* **Exercise**:
From the entries below, reproduce exactly the line containing "Convert this chart to Apache ECharts code.", the line containing "const Y_NAME = 'dBµV';", and every line in between, with nothing added.
----- Available data
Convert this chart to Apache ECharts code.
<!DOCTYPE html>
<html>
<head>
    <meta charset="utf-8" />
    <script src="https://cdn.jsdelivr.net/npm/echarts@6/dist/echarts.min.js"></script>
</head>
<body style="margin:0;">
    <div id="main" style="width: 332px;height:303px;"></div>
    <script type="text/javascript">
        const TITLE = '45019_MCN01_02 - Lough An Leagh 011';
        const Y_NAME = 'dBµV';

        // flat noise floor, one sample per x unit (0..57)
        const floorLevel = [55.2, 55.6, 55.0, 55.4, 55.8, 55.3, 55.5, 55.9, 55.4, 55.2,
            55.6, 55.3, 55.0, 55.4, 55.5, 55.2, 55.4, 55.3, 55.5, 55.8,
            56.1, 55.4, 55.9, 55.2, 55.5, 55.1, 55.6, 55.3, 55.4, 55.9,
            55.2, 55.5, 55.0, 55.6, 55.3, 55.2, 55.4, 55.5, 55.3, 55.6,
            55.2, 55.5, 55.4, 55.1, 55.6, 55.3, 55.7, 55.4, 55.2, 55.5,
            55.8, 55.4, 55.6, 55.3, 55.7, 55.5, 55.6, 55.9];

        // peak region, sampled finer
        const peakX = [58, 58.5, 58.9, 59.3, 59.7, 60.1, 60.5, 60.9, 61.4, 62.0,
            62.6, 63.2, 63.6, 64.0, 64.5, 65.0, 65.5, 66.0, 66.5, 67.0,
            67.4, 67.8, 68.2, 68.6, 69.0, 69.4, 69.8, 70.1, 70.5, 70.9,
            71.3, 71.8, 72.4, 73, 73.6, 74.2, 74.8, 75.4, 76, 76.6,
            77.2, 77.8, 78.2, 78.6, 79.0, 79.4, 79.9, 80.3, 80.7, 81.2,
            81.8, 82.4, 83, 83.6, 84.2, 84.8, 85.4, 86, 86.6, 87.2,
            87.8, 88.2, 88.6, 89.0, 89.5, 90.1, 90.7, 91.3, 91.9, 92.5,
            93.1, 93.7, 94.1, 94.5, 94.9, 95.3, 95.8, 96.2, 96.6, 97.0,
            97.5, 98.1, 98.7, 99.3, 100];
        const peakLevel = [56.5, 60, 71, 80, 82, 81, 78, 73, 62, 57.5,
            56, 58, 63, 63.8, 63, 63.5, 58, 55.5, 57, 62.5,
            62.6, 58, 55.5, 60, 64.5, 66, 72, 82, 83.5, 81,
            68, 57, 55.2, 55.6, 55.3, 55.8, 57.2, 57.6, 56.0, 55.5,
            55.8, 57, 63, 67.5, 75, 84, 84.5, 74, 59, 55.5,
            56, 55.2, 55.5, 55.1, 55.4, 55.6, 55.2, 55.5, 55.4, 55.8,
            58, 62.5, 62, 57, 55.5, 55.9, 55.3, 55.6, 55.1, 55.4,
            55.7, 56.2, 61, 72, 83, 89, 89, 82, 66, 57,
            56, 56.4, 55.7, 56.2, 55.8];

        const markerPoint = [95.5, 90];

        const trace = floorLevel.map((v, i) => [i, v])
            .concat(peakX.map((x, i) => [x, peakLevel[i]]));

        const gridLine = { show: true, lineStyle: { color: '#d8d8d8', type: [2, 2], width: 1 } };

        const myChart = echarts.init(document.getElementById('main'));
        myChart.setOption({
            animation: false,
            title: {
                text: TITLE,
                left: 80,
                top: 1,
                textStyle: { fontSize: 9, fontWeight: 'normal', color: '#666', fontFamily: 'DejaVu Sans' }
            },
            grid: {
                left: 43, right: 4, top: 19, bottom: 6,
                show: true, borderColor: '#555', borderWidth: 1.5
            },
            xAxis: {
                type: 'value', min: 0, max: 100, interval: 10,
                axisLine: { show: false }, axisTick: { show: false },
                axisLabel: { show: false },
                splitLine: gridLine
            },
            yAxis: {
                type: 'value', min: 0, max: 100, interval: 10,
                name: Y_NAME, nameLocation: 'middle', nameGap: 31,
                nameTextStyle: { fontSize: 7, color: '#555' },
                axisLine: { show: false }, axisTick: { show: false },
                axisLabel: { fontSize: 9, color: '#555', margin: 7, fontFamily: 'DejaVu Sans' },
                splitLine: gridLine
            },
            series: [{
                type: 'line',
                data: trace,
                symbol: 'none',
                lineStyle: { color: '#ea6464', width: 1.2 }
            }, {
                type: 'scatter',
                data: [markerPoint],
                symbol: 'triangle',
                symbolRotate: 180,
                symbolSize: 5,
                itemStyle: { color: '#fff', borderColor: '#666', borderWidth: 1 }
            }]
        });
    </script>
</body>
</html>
----------
----- Available data
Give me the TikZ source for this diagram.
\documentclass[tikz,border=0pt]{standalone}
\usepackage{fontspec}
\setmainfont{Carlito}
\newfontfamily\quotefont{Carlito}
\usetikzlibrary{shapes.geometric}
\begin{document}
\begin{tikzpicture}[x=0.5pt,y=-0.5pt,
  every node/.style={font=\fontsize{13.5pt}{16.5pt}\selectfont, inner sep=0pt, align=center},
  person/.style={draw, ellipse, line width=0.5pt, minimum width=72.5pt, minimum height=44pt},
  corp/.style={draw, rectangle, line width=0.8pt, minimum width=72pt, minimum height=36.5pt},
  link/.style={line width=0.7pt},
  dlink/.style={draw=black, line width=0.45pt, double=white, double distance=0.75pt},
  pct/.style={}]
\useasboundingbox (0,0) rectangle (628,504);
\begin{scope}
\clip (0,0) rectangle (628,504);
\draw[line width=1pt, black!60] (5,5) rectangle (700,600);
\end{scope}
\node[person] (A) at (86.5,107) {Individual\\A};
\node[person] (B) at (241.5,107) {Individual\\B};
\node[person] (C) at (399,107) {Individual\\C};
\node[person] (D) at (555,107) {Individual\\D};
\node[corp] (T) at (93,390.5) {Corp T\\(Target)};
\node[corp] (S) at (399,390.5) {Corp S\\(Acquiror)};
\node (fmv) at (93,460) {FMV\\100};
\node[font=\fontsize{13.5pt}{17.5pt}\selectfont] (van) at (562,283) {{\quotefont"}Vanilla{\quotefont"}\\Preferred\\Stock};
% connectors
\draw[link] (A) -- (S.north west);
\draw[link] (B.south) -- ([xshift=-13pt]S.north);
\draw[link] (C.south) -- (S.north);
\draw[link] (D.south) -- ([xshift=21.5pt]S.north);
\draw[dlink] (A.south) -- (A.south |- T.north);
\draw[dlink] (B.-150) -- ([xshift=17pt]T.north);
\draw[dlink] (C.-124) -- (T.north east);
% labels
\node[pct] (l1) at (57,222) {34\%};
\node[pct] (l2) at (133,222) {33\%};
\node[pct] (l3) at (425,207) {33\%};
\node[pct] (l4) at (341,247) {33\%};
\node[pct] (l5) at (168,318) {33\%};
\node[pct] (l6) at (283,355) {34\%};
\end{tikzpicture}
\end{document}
----------
* **Response**:
Convert this chart to Apache ECharts code.
<!DOCTYPE html>
<html>
<head>
    <meta charset="utf-8" />
    <script src="https://cdn.jsdelivr.net/npm/echarts@6/dist/echarts.min.js"></script>
</head>
<body style="margin:0;">
    <div id="main" style="width: 332px;height:303px;"></div>
    <script type="text/javascript">
        const TITLE = '45019_MCN01_02 - Lough An Leagh 011';
        const Y_NAME = 'dBµV';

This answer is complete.